When I graduated, I moved to NYC to be an actor. I got to do some really cool shows (as well as some very strange ones, like a site-specific play in an actual graveyard...), but I soon realized how much I wanted to make my own work. So I started writing. I co-created a web series, Emergency Contacts, which is basically live-action female Bert & Ernie. Fellow 2010er Dominique Salerno and I started making feminist comedy videos with our sketch group Hurdy Blurdy (favorites include a trailer for a Ghostbusters reboot starring Hillary Clinton, and a "Santa Baby"-themed plea to Saint Nick to help us freeze our eggs.) And last year, I published my first novel, The Summertime Girls, with Penguin Random House, which was a crazy, dream-come-true experience. Hopefully the future holds more books and more fun creative collaborations, and maybe even being able to support myself solely through my artistic endeavors instead of having to work a bunch of random day jobs. (I've sung to so, so many babies.)
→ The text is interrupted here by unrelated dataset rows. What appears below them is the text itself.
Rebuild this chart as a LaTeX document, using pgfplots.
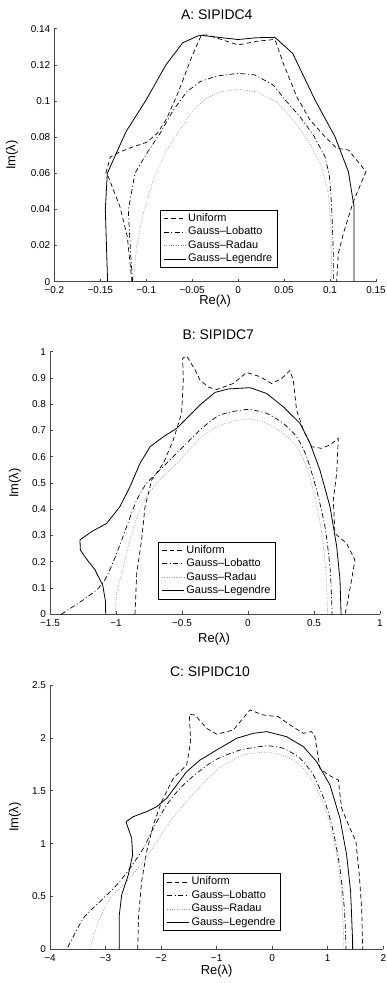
\documentclass[border=0pt]{standalone}
\usepackage{pgfplots}
\pgfplotsset{compat=1.18}
\usepackage{fontspec}
\setmainfont{Liberation Sans}
\definecolor{axgray}{RGB}{70,70,70}
\definecolor{radau}{RGB}{150,150,150}

\pgfplotsset{
  panel/.style={
    scale only axis, anchor=south west,
    axis x line*=bottom, axis y line*=left,
    tick align=inside, major tick length=3bp,
    axis line style={axgray, line width=0.7bp},
    every tick/.style={axgray, line width=0.6bp},
    tick label style={font=\fontsize{10}{11}\selectfont},
    xticklabel style={yshift=-1.5bp},
    yticklabel style={xshift=-0.5bp},
    xlabel={Re(λ)}, ylabel={Im(λ)},
    scaled ticks=false,
    legend cell align=left,
    legend image code/.code={\draw[##1] (0bp,0bp) -- (22bp,0bp);},
    legend style={anchor=north west, draw=black, line width=0.8bp,
       font=\fontsize{11}{12}\selectfont,
       inner xsep=3bp, inner ysep=1.5bp,
       nodes={inner xsep=2bp, inner ysep=1.5bp, text height=8bp, text depth=2.5bp}},
  },
  tpos/.style n args={2}{every axis title/.style={at={(axis description cs:#1,#2)}, anchor=center, font=\fontsize{14}{16}\selectfont}},
  xlpos/.style n args={2}{every axis x label/.style={at={(axis description cs:#1,#2)}, anchor=center, font=\fontsize{13}{15}\selectfont}},
  ylpos/.style n args={2}{every axis y label/.style={at={(axis description cs:#1,#2)}, anchor=center, rotate=90, font=\fontsize{13}{15}\selectfont}},
  uni/.style={black, line width=0.7bp, dash pattern=on 4.5bp off 3bp},
  lob/.style={black, line width=0.7bp, dash pattern=on 5bp off 2.5bp on 1bp off 2.5bp},
  rad/.style={radau, line width=0.7bp, dash pattern=on 0.8bp off 1.6bp},
  leg/.style={black, line width=0.8bp},
}

\begin{document}
\begin{tikzpicture}
\useasboundingbox (0,0) rectangle (387bp,983bp);

% ---------------- A ----------------
\begin{axis}[panel, at={(54.3bp,701.3bp)}, width=321.7bp, height=253bp,
  xmin=-0.2, xmax=0.15, ymin=0, ymax=0.14,
  xtick={-0.2,-0.15,-0.1,-0.05,0,0.05,0.1,0.15},
  xticklabels={−0.2,−0.15,−0.1,−0.05,0,0.05,0.1,0.15},
  ytick={0,0.02,0.04,0.06,0.08,0.1,0.12,0.14},
  yticklabels={0,0.02,0.04,0.06,0.08,0.1,0.12,0.14},
  title={A: SIPIDC4}, tpos={0.505}{1.054},
  xlpos={0.5}{-0.078}, ylpos={-0.1315}{0.5},
  legend style={at={(axis description cs:0.3286,0.2834)}},
]
\addplot[uni] coordinates {(-0.1155,0) (-0.1206,0.025) (-0.1286,0.0415) (-0.1412,0.058) (-0.144,0.06) (-0.139,0.069) (-0.13,0.0715) (-0.115,0.0745) (-0.1,0.077) (-0.088,0.082) (-0.078,0.09) (-0.065,0.105) (-0.05,0.125) (-0.04,0.1365) (-0.033,0.1365) (0,0.131) (0.02,0.133) (0.04,0.1341) (0.0492,0.1208) (0.0637,0.1024) (0.0782,0.0895) (0.0927,0.0812) (0.1072,0.0738) (0.12,0.0729) (0.1391,0.0609) (0.1253,0.0443) (0.1145,0.0267) (0.109,0.0157) (0.1072,0)};
\addlegendentry{Uniform}
\addplot[lob] coordinates {(-0.1148,0) (-0.117,0.0157) (-0.1195,0.0397) (-0.1122,0.06) (-0.0995,0.071) (-0.085,0.082) (-0.0705,0.095) (-0.056,0.105) (-0.0415,0.1107) (-0.0234,0.1138) (0,0.1153) (0.0183,0.1144) (0.0383,0.1088) (0.0528,0.0996) (0.0673,0.0913) (0.0818,0.0812) (0.0945,0.0692) (0.0992,0.059) (0.1018,0.0415) (0.1036,0.0157) (0.1036,0)};
\addlegendentry{Gauss–Lobatto}
\addplot[rad] coordinates {(-0.114,0) (-0.1104,0.0194) (-0.1032,0.0378) (-0.0923,0.0563) (-0.0778,0.0729) (-0.0633,0.0839) (-0.0488,0.095) (-0.0342,0.1015) (-0.0197,0.1051) (0,0.1064) (0.0202,0.1051) (0.0419,0.0996) (0.06,0.0895) (0.0782,0.0765) (0.0909,0.0636) (0.0981,0.0489) (0.101,0.0304) (0.1018,0)};
\addlegendentry{Gauss–Radau}
\addplot[leg] coordinates {(-0.142,0) (-0.1445,0.04) (-0.1423,0.06) (-0.122,0.083) (-0.1002,0.1005) (-0.0785,0.12) (-0.0603,0.1322) (-0.0419,0.1364) (0,0.134) (0.02,0.135) (0.0401,0.1352) (0.0594,0.1263) (0.0837,0.1005) (0.1054,0.0802) (0.12,0.0608) (0.1261,0.0415) (0.1261,0)};
\addlegendentry{Gauss–Legendre}
\end{axis}

% ---------------- B ----------------
\begin{axis}[panel, at={(50bp,368.7bp)}, width=330bp, height=262.6bp,
  xmin=-1.5, xmax=1, ymin=0, ymax=1,
  xtick={-1.5,-1,-0.5,0,0.5,1},
  xticklabels={−1.5,−1,−0.5,0,0.5,1},
  ytick={0,0.1,0.2,0.3,0.4,0.5,0.6,0.7,0.8,0.9,1},
  yticklabels={0,0.1,0.2,0.3,0.4,0.5,0.6,0.7,0.8,0.9,1},
  title={B: SIPIDC7}, tpos={0.51}{1.0636},
  xlpos={0.497}{-0.095}, ylpos={-0.106}{0.5},
  legend style={at={(axis description cs:0.328,0.2765)}},
]
\addplot[uni] coordinates {(-0.856,0) (-0.843,0.156) (-0.806,0.283) (-0.78,0.41) (-0.73,0.511) (-0.641,0.575) (-0.566,0.664) (-0.503,0.765) (-0.49,0.892) (-0.495,0.975) (-0.465,0.984) (-0.4,0.93) (-0.364,0.892) (-0.3,0.865) (-0.237,0.856) (-0.111,0.879) (-0.01,0.921) (0.09,0.905) (0.179,0.879) (0.255,0.898) (0.318,0.928) (0.343,0.892) (0.368,0.778) (0.419,0.702) (0.482,0.638) (0.558,0.632) (0.621,0.645) (0.684,0.67) (0.672,0.537) (0.646,0.435) (0.659,0.308) (0.747,0.27) (0.81,0.207) (0.785,0.131) (0.747,0.029) (0.735,0)};
\addlegendentry{Uniform}
\addplot[lob, smooth, tension=0.4] coordinates {(-1.415,0) (-1.248,0.055) (-1.134,0.099) (-1.071,0.143) (-0.995,0.232) (-0.919,0.334) (-0.843,0.435) (-0.768,0.499) (-0.692,0.537) (-0.591,0.588) (-0.465,0.651) (-0.35,0.708) (-0.212,0.759) (-0.01,0.78) (0.141,0.765) (0.2675,0.727) (0.368,0.676) (0.444,0.6) (0.52,0.473) (0.583,0.334) (0.621,0.181) (0.634,0.055) (0.637,0)};
\addlegendentry{Gauss–Lobatto}
\addplot[rad, smooth, tension=0.4] coordinates {(-1.005,0) (-0.995,0.08) (-0.944,0.181) (-0.894,0.283) (-0.831,0.385) (-0.768,0.448) (-0.692,0.499) (-0.591,0.55) (-0.49,0.6) (-0.364,0.67) (-0.212,0.72) (-0.01,0.744) (0.141,0.727) (0.2675,0.689) (0.368,0.638) (0.444,0.562) (0.507,0.448) (0.558,0.308) (0.591,0.156) (0.603,0)};
\addlegendentry{Gauss–Radau}
\addplot[leg] coordinates {(-1.078,0) (-1.08,0.05) (-1.1,0.11) (-1.16,0.17) (-1.23,0.215) (-1.27,0.245) (-1.273,0.283) (-1.184,0.315) (-1.071,0.346) (-0.97,0.41) (-0.894,0.486) (-0.818,0.575) (-0.742,0.638) (-0.641,0.676) (-0.54,0.708) (-0.465,0.746) (-0.364,0.797) (-0.25,0.845) (-0.15,0.858) (0.015,0.863) (0.141,0.841) (0.2675,0.79) (0.394,0.727) (0.47,0.651) (0.545,0.549) (0.621,0.41) (0.672,0.258) (0.697,0.131) (0.705,0)};
\addlegendentry{Gauss–Legendre}
\end{axis}

% ---------------- C ----------------
\begin{axis}[panel, at={(50bp,33.7bp)}, width=333.3bp, height=264.3bp,
  xmin=-4, xmax=2, ymin=0, ymax=2.5,
  xtick={-4,-3,-2,-1,0,1,2},
  xticklabels={−4,−3,−2,−1,0,1,2},
  ytick={0,0.5,1,1.5,2,2.5},
  yticklabels={0,0.5,1,1.5,2,2.5},
  title={C: SIPIDC10}, tpos={0.48}{1.0503},
  xlpos={0.5}{-0.082}, ylpos={-0.105}{0.5},
  legend style={at={(axis description cs:0.34,0.2876)}},
]
\addplot[uni] coordinates {(-2.422,0) (-2.404,0.325) (-2.35,0.64) (-2.26,0.924) (-2.14,1.176) (-1.99,1.397) (-1.78,1.617) (-1.54,1.743) (-1.468,1.964) (-1.492,2.223) (-1.39,2.216) (-1.18,2.09) (-1.0,2.035) (-0.7,2.074) (-0.4,2.264) (-0.16,2.216) (0.11,2.2) (0.32,2.122) (0.56,2.043) (0.71,2.059) (0.77,2.011) (0.86,1.712) (1.01,1.649) (1.19,1.602) (1.25,1.334) (1.4,1.144) (1.508,1.018) (1.568,0.703) (1.61,0.388) (1.63,0)};
\addlegendentry{Uniform}
\addplot[lob, smooth, tension=0.4] coordinates {(-3.68,0.02) (-3.4,0.293) (-3.1,0.451) (-2.8,0.608) (-2.56,0.766) (-2.32,0.955) (-2.11,1.176) (-1.9,1.365) (-1.66,1.523) (-1.36,1.665) (-1.03,1.79) (-0.58,1.885) (-0.1,1.923) (0.2,1.901) (0.5,1.806) (0.74,1.649) (0.95,1.397) (1.1,1.113) (1.22,0.766) (1.298,0.388) (1.328,0.04) (1.33,0)};
\addlegendentry{Gauss–Lobatto}
\addplot[rad, smooth, tension=0.4] coordinates {(-3.27,0.025) (-3.13,0.26) (-2.92,0.48) (-2.62,0.64) (-2.32,0.83) (-2.08,1.018) (-1.84,1.207) (-1.54,1.397) (-1.24,1.57) (-0.94,1.72) (-0.52,1.838) (-0.1,1.863) (0.26,1.822) (0.56,1.712) (0.8,1.523) (1.01,1.239) (1.16,0.892) (1.25,0.514) (1.285,0.136) (1.29,0)};
\addlegendentry{Gauss–Radau}
\addplot[leg] coordinates {(-2.752,0) (-2.752,0.325) (-2.71,0.514) (-2.59,0.703) (-2.512,0.892) (-2.53,1.05) (-2.632,1.207) (-2.5,1.255) (-2.26,1.302) (-2.08,1.349) (-1.9,1.428) (-1.72,1.554) (-1.54,1.68) (-1.3,1.79) (-1.0,1.885) (-0.64,1.996) (-0.34,2.043) (-0.1,2.059) (0.26,2.011) (0.56,1.917) (0.8,1.775) (1.04,1.554) (1.22,1.239) (1.34,0.892) (1.412,0.545) (1.448,0.073) (1.448,0)};
\addlegendentry{Gauss–Legendre}
\end{axis}
\end{tikzpicture}
\end{document}
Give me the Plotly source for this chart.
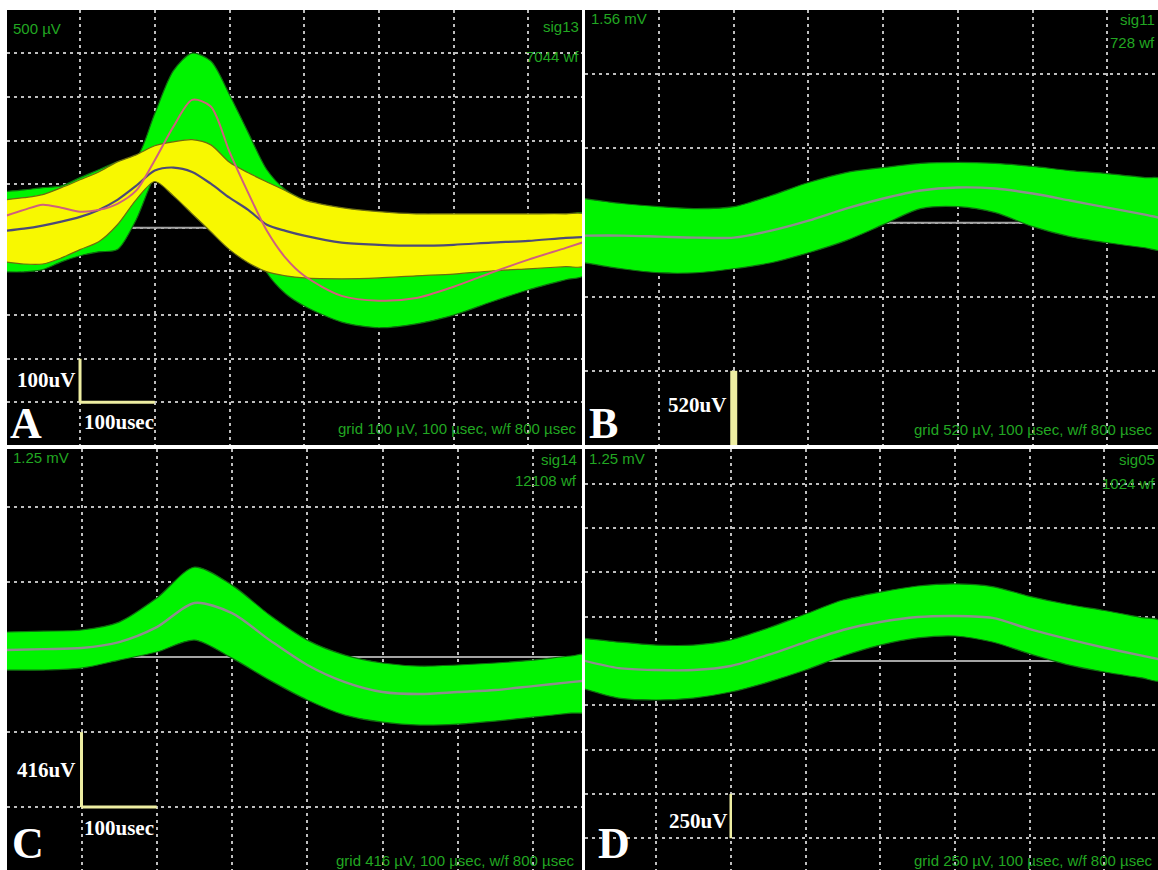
import plotly.graph_objects as go

W, H = 1158, 870

# ---------------- time bases (µs) ----------------
t_a = [0, 25, 50, 75, 100, 125, 150, 175, 200, 225, 250, 275, 300, 325, 350,
       375, 400, 450, 500, 550, 600, 650, 700, 750, 775]
t_s = [0, 50, 100, 150, 200, 250, 300, 350, 400, 450, 500, 550, 600, 650, 700,
       750, 775]

# ---------------- panel A: sig13, two units (µV) ----------------
a1_mean = [27, 41, 53, 46, 37, 41, 55, 85, 155, 232, 293, 278, 174, 80, -7,
           -69, -110, -156, -167, -161, -135, -103, -73, -46, -32]
a1_up = [83, 87, 92, 96, 115, 133, 151, 160, 262, 360, 400, 382, 305, 218, 133,
         87, 64, 41, 30, 23, 18, 18, 23, 30, 32]
a1_lo = [-101, -101, -96, -78, -64, -55, -50, 18, 118, 167, 183, 156, 76, -9,
         -103, -151, -179, -216, -229, -220, -200, -170, -142, -119, -108]

a2_mean = [-7, -2, 5, 14, 25, 41, 64, 96, 131, 138, 128, 101, 69, 41, 7, -7,
           -18, -34, -39, -41, -39, -34, -30, -23, -21]
a2_up = [64, 69, 76, 92, 110, 128, 151, 167, 188, 197, 202, 190, 150, 126, 105,
         85, 64, 46, 37, 32, 32, 32, 32, 32, 30]
a2_lo = [-78, -83, -83, -69, -50, -32, 7, 64, 106, 73, 32, -9, -50, -80, -101,
         -110, -115, -117, -115, -110, -106, -99, -94, -89, -87]

# ---------------- panel B: sig11 (µV) ----------------
b_mean = [-91, -91, -98, -105, -105, -56, 14, 98, 169, 225, 246, 239, 204, 155,
          105, 56, 28]
b_up = [169, 134, 112, 98, 112, 190, 281, 351, 386, 415, 422, 415, 394, 365,
        344, 316, 302]
b_lo = [-281, -323, -351, -351, -323, -281, -211, -126, -14, 98, 112, 70, -28,
        -98, -141, -176, -190]

# ---------------- panel C: sig14 (µV) ----------------
c_mean = [39, 44, 50, 83, 166, 300, 244, 94, -44, -139, -194, -205, -194, -183,
          -161, -139, -128]
c_up = [139, 144, 150, 194, 327, 499, 399, 233, 94, 11, -33, -50, -44, -33,
        -17, 6, 11]
c_lo = [-72, -72, -61, -17, 28, 94, -6, -128, -238, -322, -361, -377, -372,
        -355, -333, -311, -300]

# ---------------- panel D: sig05 (µV) ----------------
d_mean = [6, -40, -51, -51, -28, 34, 107, 175, 220, 248, 254, 243, 180, 125, 75,
          30, 8]
d_up = [130, 107, 90, 90, 119, 186, 265, 344, 389, 423, 435, 420, 365, 320, 285,
        245, 225]
d_lo = [-152, -209, -220, -209, -175, -119, -51, 28, 90, 130, 141, 107, 40, -20,
        -62, -95, -110]

# ---------------- scale bars and header texts ----------------
bar_uV = [100, 520, 416, 250]
bar_us = 100
signals = ["sig13", "sig11", "sig14", "sig05"]
wf_counts = ["7044 wf", "728 wf", "12108 wf", "1024 wf"]
full_scale = ["500 µV", "1.56 mV", "1.25 mV", "1.25 mV"]
grid_uV = [100, 520, 416, 250]
letters = ["A", "B", "C", "D"]

GREEN = "#00f400"
YELLOW = "#f8f800"
TXT_GREEN = "#22a722"
BAR = "#eeeea2"
SERIF = "Liberation Serif"
SANS = "Liberation Sans"

fig = go.Figure()

# subplot geometry in pixels: (left, right, top, bottom)
boxes = [(7, 582, 10, 445), (585, 1158, 10, 445),
         (7, 582, 449, 870), (585, 1158, 449, 870)]
xranges = [[2.3, 771.6], [1.0, 767.6], [1.0, 765.0], [5.0, 771.6]]
yranges = [[-497.7, 499], [-1558, 1490], [-1181, 1154], [-1179, 1196]]
axis_ids = ["", "2", "3", "4"]


def band(t, up, lo, fill, edge, ax):
    xs = list(t) + list(t[::-1])
    ys = list(up) + list(lo[::-1])
    return go.Scatter(x=xs, y=ys, fill="toself", fillcolor=fill, mode="lines",
                      line=dict(color=edge, width=1.2, shape="spline", smoothing=0.8),
                      hoverinfo="skip", showlegend=False,
                      xaxis="x" + ax, yaxis="y" + ax)


def curve(t, v, color, width, ax):
    return go.Scatter(x=t, y=v, mode="lines",
                      line=dict(color=color, width=width, shape="spline", smoothing=0.8),
                      hoverinfo="skip", showlegend=False,
                      xaxis="x" + ax, yaxis="y" + ax)


# zero lines under the waveforms
for i, ax in enumerate(axis_ids):
    fig.add_trace(go.Scatter(x=xranges[i], y=[0, 0], mode="lines",
                             line=dict(color="#a4a4a4", width=2),
                             hoverinfo="skip", showlegend=False,
                             xaxis="x" + ax, yaxis="y" + ax))

# panel A: green unit below, yellow unit above, then both means
fig.add_trace(band(t_a, a1_up, a1_lo, GREEN, "#0f6f0f", ""))
fig.add_trace(band(t_a, a2_up, a2_lo, YELLOW, "#6c6c10", ""))
fig.add_trace(curve(t_a, a2_mean, "#4c4a78", 2.2, ""))
fig.add_trace(curve(t_a, a1_mean, "#d0607e", 2.0, ""))

# panels B, C, D
for ax, (t, up, lo, mn) in zip(["2", "3", "4"],
                               [(t_s, b_up, b_lo, b_mean),
                                (t_s, c_up, c_lo, c_mean),
                                (t_s, d_up, d_lo, d_mean)]):
    fig.add_trace(band(t, up, lo, GREEN, "#0f6f0f", ax))
    fig.add_trace(curve(t, mn, "#8e8e8e", 2.4, ax))

layout = dict(width=W, height=H, margin=dict(l=0, r=0, t=0, b=0),
              paper_bgcolor="white", plot_bgcolor="black", showlegend=False)

for i, ax in enumerate(axis_ids):
    l, r, tp, bt = boxes[i]
    common = dict(showgrid=True, gridcolor="#bdbdbd", gridwidth=1.6,
                  griddash="3px,4px", zeroline=False, showticklabels=False,
                  ticks="", showline=False, fixedrange=True, tick0=0)
    layout["xaxis" + ax] = dict(common, domain=[l / W, r / W], range=xranges[i],
                                dtick=100, anchor="y" + ax)
    layout["yaxis" + ax] = dict(common, domain=[1 - bt / H, 1 - tp / H],
                                range=yranges[i], dtick=grid_uV[i],
                                anchor="x" + ax)

fig.update_layout(**layout)
# black plot areas for every subplot
for i, ax in enumerate(axis_ids):
    l, r, tp, bt = boxes[i]
    fig.add_shape(type="rect", xref="paper", yref="paper", layer="below",
                  x0=l / W, x1=r / W, y0=1 - bt / H, y1=1 - tp / H,
                  fillcolor="black", line=dict(width=0))

# scale bars (data units)
bar_lines = [
    ("", 100, -400, 100, -400 + bar_uV[0], 3),
    ("", 100, -400, 100 + bar_us, -400, 3),
    ("2", 200, yranges[1][0], 200, yranges[1][0] + bar_uV[1], 7),
    ("3", 100, -832, 100, -832 + bar_uV[2], 3),
    ("3", 100, -832, 100 + bar_us, -832, 3),
    ("4", 200, -1000, 200, -1000 + bar_uV[3], 2.5),
]
for ax, x0, y0, x1, y1, w in bar_lines:
    fig.add_shape(type="line", xref="x" + ax, yref="y" + ax,
                  x0=x0, y0=y0, x1=x1, y1=y1, line=dict(color=BAR, width=w))


def label(text, px, py, xanchor, size, color, family, yanchor="middle"):
    fig.add_annotation(text=text, x=px / W, y=1 - py / H, xref="paper",
                       yref="paper", xanchor=xanchor, yanchor=yanchor,
                       showarrow=False, borderpad=0,
                       font=dict(size=size, color=color, family=family))


# green header / footer texts
hdr = [  # (left x, full-scale y, right x, sig y, wf y, footer y)
    (12, 28, 580, 27, 56, 428),
    (590, 18, 1156, 19, 43, 429),
    (12, 457, 578, 459, 480, 860),
    (588, 458, 1156, 459, 484, 860),
]
for i, (lx, fy, rx, sy, wy, gy) in enumerate(hdr):
    label(full_scale[i], lx, fy, "left", 15, TXT_GREEN, SANS)
    label(signals[i], rx, sy, "right", 15, TXT_GREEN, SANS)
    label(wf_counts[i], rx, wy, "right", 15, TXT_GREEN, SANS)
    label(f"grid {grid_uV[i]} µV, {bar_us} µsec, w/f 800 µsec", rx - 2, gy,
          "right", 15, TXT_GREEN, SANS)

# white scale-bar labels and panel letters
label(f"<b>{bar_uV[0]}uV</b>", 76, 380, "right", 21, "white", SERIF)
label(f"<b>{bar_us}usec</b>", 83, 422, "left", 21, "white", SERIF)
label(f"<b>{bar_uV[1]}uV</b>", 727, 405, "right", 21, "white", SERIF)
label(f"<b>{bar_uV[2]}uV</b>", 76, 770, "right", 21, "white", SERIF)
label(f"<b>{bar_us}usec</b>", 83, 828, "left", 21, "white", SERIF)
label(f"<b>{bar_uV[3]}uV</b>", 728, 821, "right", 21, "white", SERIF)

letter_pos = [(9, 424), (588, 424), (11, 843), (597, 843)]
for (lx, ly), s in zip(letter_pos, letters):
    label(f"<b>{s}</b>", lx, ly, "left", 44, "white", SERIF)

fig.write_html("out.html")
What about your life now would your sophomore-year self be most surprised by?

I think my sophomore-year self would be surprised by how uncertain my whole career still feels. If I told her that I had published a novel and been in a movie, she'd do a big happy dance and be like, "Okay so you're a movie star/famous author now! Cool, SET FOR LIIIIIIIFE!" And then when I told her that wasn't true that all--that I still had to work all sorts of day jobs, and deal with plenty of rejections--her naive little face would fall, and she'd look into switching her major, and then ultimately decide to go into the arts anyway. 

What's a lesson/belief/idea/skill you've learned since graduating?

I've learned to play guitar, kind of! (Like on the level of a fifth grader at a school talent show.) But I've also learned a little more about how to stand up for myself and my ideas, instead of trying to please everyone all the time. (Is this a good enough answer? I hope you like it!)